What the task asks →
Below are records; count the lines in them that hold "this" and give only the count.

Extracted material →
════════════════

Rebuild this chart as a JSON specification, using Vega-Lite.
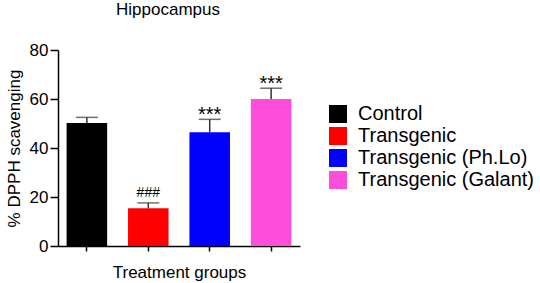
{
  "$schema": "https://vega.github.io/schema/vega-lite/v6.json",
  "autosize": "none",
  "width": 242,
  "height": 196,
  "padding": {"left": 58, "top": 50, "right": 240, "bottom": 37},
  "background": "white",
  "title": {"text": "Hippocampus", "font": "Liberation Sans", "fontSize": 17, "fontWeight": "normal", "color": "black", "anchor": "middle", "dx": -11, "offset": 22},
  "config": {
    "view": {"stroke": null},
    "font": "Liberation Sans"
  },
  "data": {"values": [
    {"group": "Control", "value": 50.2, "upper": 52.5, "sig": ""},
    {"group": "Transgenic", "value": 15.4, "upper": 17.6, "sig": "###"},
    {"group": "Transgenic (Ph.Lo)", "value": 46.4, "upper": 51.7, "sig": "***"},
    {"group": "Transgenic (Galant)", "value": 60.0, "upper": 64.4, "sig": "***"}
  ]},
  "encoding": {
    "x": {"field": "group", "type": "nominal", "sort": null,
      "scale": {"paddingInner": 0.34, "paddingOuter": 0.14},
      "axis": {"labels": false, "title": "Treatment groups", "titleFontSize": 17, "titleFontWeight": "normal", "titleColor": "black", "titlePadding": 13, "tickSize": 5, "tickColor": "black", "tickWidth": 1.5, "domainColor": "black", "domainWidth": 1.5, "grid": false}
    }
  },
  "layer": [
    {
      "mark": {"type": "bar"},
      "encoding": {
        "y": {"field": "value", "type": "quantitative",
          "scale": {"domain": [0, 80], "nice": false},
          "axis": {"values": [0, 20, 40, 60, 80], "title": "% DPPH scavenging", "titleFontSize": 17, "titleFontWeight": "normal", "titleColor": "black", "titlePadding": 6, "labelFontSize": 17, "labelColor": "black", "labelPadding": 2, "tickSize": 8, "tickColor": "black", "tickWidth": 1.5, "domainColor": "black", "domainWidth": 1.5, "grid": false}
        },
        "color": {"field": "group", "type": "nominal", "sort": null,
          "scale": {"domain": ["Control", "Transgenic", "Transgenic (Ph.Lo)", "Transgenic (Galant)"], "range": ["#000000", "#ff0000", "#0000ff", "#ff4ddb"]},
          "legend": {"title": null, "orient": "none", "legendX": 270, "legendY": 54, "symbolType": "square", "symbolSize": 324, "symbolStrokeWidth": 0, "labelFontSize": 20, "labelColor": "black", "rowPadding": 2, "labelOffset": 10, "labelLimit": 300}
        }
      }
    },
    {
      "mark": {"type": "rule", "color": "#333333", "strokeWidth": 1.5},
      "encoding": {
        "y": {"field": "value", "type": "quantitative"},
        "y2": {"field": "upper"}
      }
    },
    {
      "mark": {"type": "tick", "color": "#333333", "thickness": 1.5, "size": 22, "orient": "horizontal"},
      "encoding": {
        "y": {"field": "upper", "type": "quantitative"}
      }
    },
    {
      "transform": [{"filter": "datum.sig === '###'"}],
      "mark": {"type": "text", "baseline": "alphabetic", "dy": -6, "fontSize": 14, "color": "black"},
      "encoding": {
        "y": {"field": "upper", "type": "quantitative"},
        "text": {"field": "sig"}
      }
    },
    {
      "transform": [{"filter": "datum.sig === '***'"}],
      "mark": {"type": "text", "baseline": "alphabetic", "dy": 2, "fontSize": 20, "color": "black"},
      "encoding": {
        "y": {"field": "upper", "type": "quantitative"},
        "text": {"field": "sig"}
      }
    }
  ]
}
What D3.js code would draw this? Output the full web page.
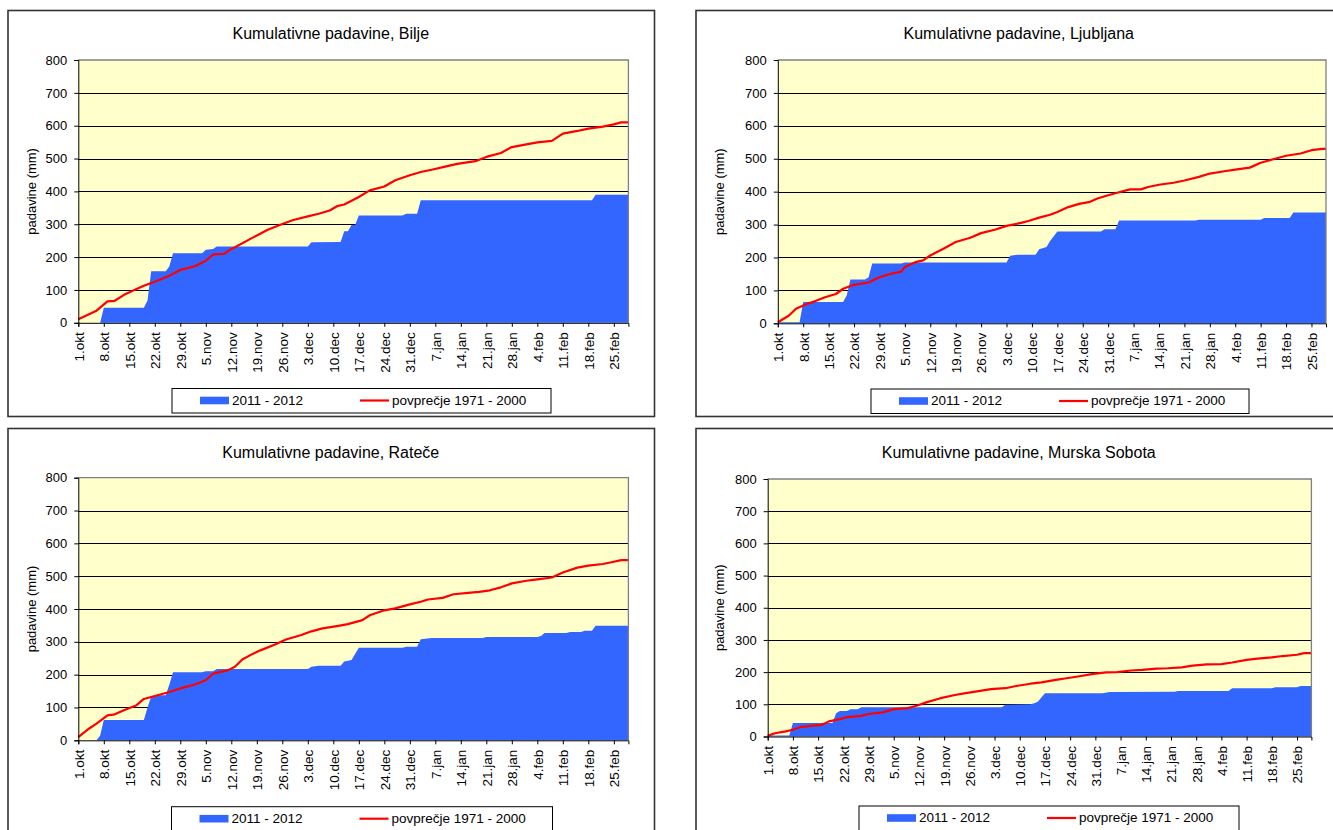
<!DOCTYPE html>
<html><head><meta charset="utf-8">
<script src="https://cdn.jsdelivr.net/npm/d3@7"></script>
<style>
body{margin:0;background:#fff;overflow:hidden;}
text{font-family:"Liberation Sans",Arial,sans-serif;fill:#000;}
</style>
</head><body>
<svg id="c" width="1333" height="830"></svg>
<script>
// ---------- DATA ----------
const xTickLabels = ["1.okt","8.okt","15.okt","22.okt","29.okt","5.nov","12.nov","19.nov","26.nov","3.dec","10.dec","17.dec","24.dec","31.dec","7.jan","14.jan","21.jan","28.jan","4.feb","11.feb","18.feb","25.feb"];
const xTickDays = [0,7,14,21,28,35,42,49,56,63,70,77,84,91,98,105,112,119,126,133,140,147];
const lastDay = 151; // 1.okt 2011 .. 29.feb 2012
const yTicks = [0,100,200,300,400,500,600,700,800];
const seriesNames = ["2011 - 2012","povprečje 1971 - 2000"];

// [day index from 1.okt, cumulative mm]
const biljeObs = [[0,0],[6,0],[7,46],[18,46],[19,68],[20,157],[24,157],[25,172],[26,212],[34,212],[35,222],[37,225],[38,232],[63,232],[64,245],[72,246],[73,279],[74,279],[75,298],[76,298],[77,327],[89,327],[90,332],[93,332],[94,373],[141,373],[142,390],[151,390]];
const biljeAvg = [[0,11],[5,37],[8,65],[10,67],[13,88],[16,103],[18,113],[21,125],[25,143],[28,161],[32,172],[35,189],[37,208],[40,210],[42,225],[43,230],[48,260],[52,283],[56,301],[59,313],[63,324],[66,332],[69,342],[71,355],[73,360],[77,383],[80,403],[84,415],[87,434],[91,449],[94,459],[97,466],[101,476],[104,484],[109,492],[112,505],[116,517],[119,535],[123,543],[126,549],[130,554],[133,576],[137,584],[140,591],[144,597],[147,604],[149,610],[151,610]];

const ljubljanaObs = [[0,3],[6,3],[7,65],[18,65],[19,85],[20,133],[24,133],[25,140],[26,182],[34,182],[35,185],[63,185],[64,205],[66,208],[71,208],[72,225],[74,232],[75,250],[77,279],[89,279],[90,286],[93,286],[94,312],[115,312],[116,315],[133,315],[134,320],[141,320],[142,337],[151,337]];
const ljubljanaAvg = [[0,3],[3,23],[5,44],[8,59],[10,66],[13,79],[16,89],[18,105],[21,117],[25,124],[28,140],[31,150],[34,157],[35,171],[38,186],[40,191],[42,206],[46,229],[49,247],[53,260],[56,274],[60,285],[63,296],[67,305],[69,311],[72,321],[75,330],[77,338],[80,353],[83,363],[86,369],[88,379],[91,389],[94,398],[97,407],[100,407],[102,414],[105,421],[109,427],[112,434],[116,445],[119,455],[123,462],[126,467],[130,473],[133,488],[137,500],[140,509],[144,516],[147,526],[150,530],[151,530]];

const rateceObs = [[0,0],[5,0],[6,15],[7,62],[18,62],[19,100],[20,133],[21,137],[24,137],[25,170],[26,207],[34,207],[35,210],[37,210],[38,217],[63,217],[64,224],[66,227],[72,227],[73,240],[75,245],[77,282],[89,282],[90,285],[93,285],[94,308],[97,312],[111,312],[112,315],[126,315],[127,318],[128,327],[134,327],[135,330],[138,330],[139,334],[141,334],[142,349],[151,349]];
const rateceAvg = [[0,10],[3,36],[5,51],[8,76],[10,79],[13,94],[16,107],[18,126],[21,135],[25,147],[28,158],[32,170],[35,183],[37,203],[41,213],[43,224],[45,246],[48,264],[50,274],[54,292],[57,307],[61,320],[64,332],[67,341],[71,348],[74,354],[78,366],[80,381],[84,396],[87,402],[91,414],[94,422],[96,429],[100,434],[103,445],[107,449],[110,452],[113,457],[116,466],[119,478],[123,486],[126,490],[130,496],[133,511],[137,526],[140,532],[144,537],[147,544],[149,549],[151,549]];

const murskaObs = [[0,3],[6,3],[7,42],[18,42],[19,72],[20,79],[22,79],[23,85],[25,85],[26,91],[65,91],[66,99],[73,100],[74,103],[75,108],[77,134],[93,134],[95,138],[113,139],[114,141],[128,141],[129,150],[140,150],[141,153],[147,153],[148,157],[151,157]];
const murskaAvg = [[0,2],[2,10],[5,16],[7,21],[9,29],[12,33],[15,36],[17,47],[20,54],[22,60],[26,64],[28,70],[32,75],[35,85],[39,88],[42,98],[44,106],[48,119],[52,129],[55,135],[59,142],[62,147],[66,150],[69,157],[73,164],[76,168],[80,176],[83,181],[87,188],[90,194],[94,199],[97,200],[101,205],[104,207],[108,211],[111,212],[115,215],[118,220],[122,224],[126,225],[129,230],[133,238],[136,242],[140,246],[143,250],[147,254],[149,259],[151,259]];

// ---------- LAYOUT ----------
const panels = [
  {title:"Kumulativne padavine, Bilje", obs:biljeObs, avg:biljeAvg,
   frame:[8,10.5,646.5,406], plot:[78.3,60,628.4,322.8], legend:[172,388.5,379,24.5], ylab:36, titleY:38.5},
  {title:"Kumulativne padavine, Ljubljana", obs:ljubljanaObs, avg:ljubljanaAvg,
   frame:[696,10.5,646.5,406], plot:[777.8,60,1326,323.3], legend:[871,389,378,24.5], ylab:724, titleY:38.5},
  {title:"Kumulativne padavine, Rateče", obs:rateceObs, avg:rateceAvg,
   frame:[8,428.5,646.5,420], plot:[78.3,477.7,628.4,740.3], legend:[171.5,806.7,381,30], ylab:36, titleY:457.5},
  {title:"Kumulativne padavine, Murska Sobota", obs:murskaObs, avg:murskaAvg,
   frame:[696,428.5,646.5,420], plot:[767.7,479,1311.4,736.5], legend:[859,806,380,30], ylab:724, titleY:457.5}
];

const BLUE = "#3366FF", RED = "#FF0000", BG = "#FFFFCC";
const svg = d3.select("#c");

panels.forEach(p => {
  const g = svg.append("g");
  const [fx,fy,fw,fh] = p.frame;
  g.append("rect").attr("x",fx).attr("y",fy).attr("width",fw).attr("height",fh)
    .attr("fill","#fff").attr("stroke","#333").attr("stroke-width",1.6);

  const [x0,y0,x1,y1] = p.plot;
  const x = d3.scaleLinear().domain([0,lastDay]).range([x0,x1]);
  const y = d3.scaleLinear().domain([0,800]).range([y1,y0]);

  // title
  g.append("text").attr("x",fx+fw/2 - 0.5).attr("y",p.titleY).attr("text-anchor","middle")
    .style("font-size","16px").text(p.title);

  // plot background
  g.append("rect").attr("x",x0).attr("y",y0).attr("width",x1-x0).attr("height",y1-y0).attr("fill",BG);

  // gridlines
  g.append("g").selectAll("line").data(yTicks.filter(v=>v>0 && v<800)).join("line")
    .attr("x1",x0).attr("x2",x1).attr("y1",d=>Math.round(y(d))+0.5).attr("y2",d=>Math.round(y(d))+0.5)
    .attr("stroke","#000").attr("stroke-width",1);

  // observed area
  const area = d3.area().x(d=>x(d[0])).y0(y(0)).y1(d=>y(d[1]));
  g.append("path").datum(p.obs).attr("d",area).attr("fill",BLUE);

  // average line
  const line = d3.line().x(d=>x(d[0])).y(d=>y(d[1]));
  g.append("path").datum(p.avg).attr("d",line).attr("fill","none")
    .attr("stroke",RED).attr("stroke-width",2.2).attr("stroke-linejoin","round");

  // plot border (top/right grey)
  g.append("path").attr("d",`M${x0},${y0}H${x1}V${y1}`).attr("fill","none").attr("stroke","#808080").attr("stroke-width",1.3);

  // y axis
  const ya = d3.axisLeft(y).tickValues(yTicks).tickSize(4).tickPadding(7);
  const yg = g.append("g").attr("transform",`translate(${x0},0)`).call(ya);
  yg.select(".domain").attr("stroke","#000");
  yg.selectAll(".tick line").attr("stroke","#000");
  yg.selectAll("text").style("font-size","13px").attr("fill","#000").style("font-family",'"Liberation Sans",Arial,sans-serif');

  // x axis
  const xa = d3.axisBottom(x).tickValues(xTickDays).tickSize(4).tickFormat((d,i)=>xTickLabels[i]);
  const xg = g.append("g").attr("transform",`translate(0,${y1})`).call(xa);
  xg.select(".domain").attr("stroke","#000");
  xg.selectAll(".tick line").attr("stroke","#000");
  xg.selectAll("text").style("font-size","13.5px").attr("fill","#000")
    .style("font-family",'"Liberation Sans",Arial,sans-serif')
    .attr("transform","rotate(-90)").attr("text-anchor","end")
    .attr("x",-9.5).attr("y",0).attr("dy","0.36em");

  // y label
  g.append("text").attr("transform",`translate(${p.ylab},${(y0+y1)/2}) rotate(-90)`)
    .attr("text-anchor","middle").style("font-size","13px").text("padavine (mm)");

  // legend
  const [lx,ly,lw,lh] = p.legend;
  g.append("rect").attr("x",lx).attr("y",ly).attr("width",lw).attr("height",lh)
    .attr("fill","#fff").attr("stroke","#000").attr("stroke-width",1);
  g.append("rect").attr("x",lx+28).attr("y",ly+8.2).attr("width",29).attr("height",7.6).attr("fill",BLUE);
  g.append("text").attr("x",lx+60).attr("y",ly+16.3).style("font-size","13.5px").text(seriesNames[0]);
  g.append("line").attr("x1",lx+188).attr("x2",lx+217).attr("y1",ly+12).attr("y2",ly+12)
    .attr("stroke",RED).attr("stroke-width",2.2);
  g.append("text").attr("x",lx+220).attr("y",ly+16.3).style("font-size","13.5px").text(seriesNames[1]);
});
</script>
</body></html>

════════════════

Solution →
2